The lexicon contains seven tab-separated information fields: (1) headword: orthographic form in kanji or katakana or hiragana (if only written in hiragana); (2) hiragana: orthographic form in hiragana; (3) romanization: orthographic form in romaji; (4) pron: pronunciation of the headword; (5) morph: morphological analysis of the headword; (6) train freq: frequency of the headword in the transcripts; and (7) gloss: glosses of the headword. This release also includes a pronunciation dictionary derived from the lexicon in CMUdict format and the grapheme-to-phoneme (G2P) tools used to automatically generate pronunciations for the original lexicon.

2026 members can access this corpus through their LDC accounts provided they have submitted a completed copy of the special license agreement. Non-members may license this data for a fee.

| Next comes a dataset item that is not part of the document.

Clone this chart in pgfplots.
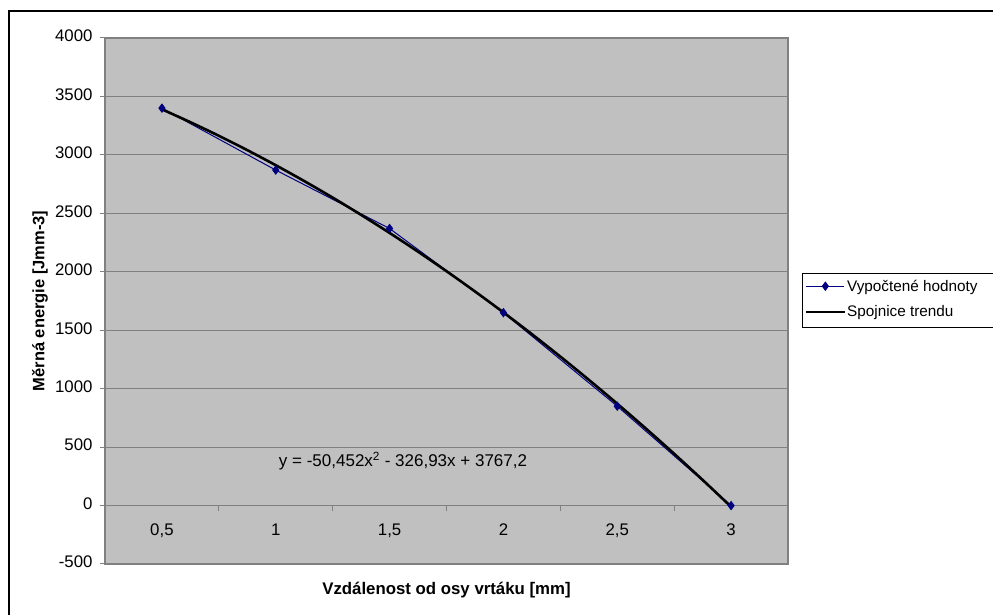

MATERIAL Swahili-English Language Pack was developed by Appen for the IARPA MATERIAL program and contains 112 hours of Swahili conversational telephone speech, transcripts, English translations, annotations and queries. Calls were made using different telephones (e.g., mobile, landline) from a variety of environments. Transcripts cover approximately 30% of the speech files, 3% of which were translated into English. This release also includes domain annotations, English queries and their relevance annotations.

The MATERIAL program focused on underserved languages with the ultimate goal to build cross language information retrieval systems to find speech and text content using English search queries.

2026 members can access this corpus through their LDC accounts provided they have submitted a completed copy of the special license agreement. Non-members may license this data for a fee.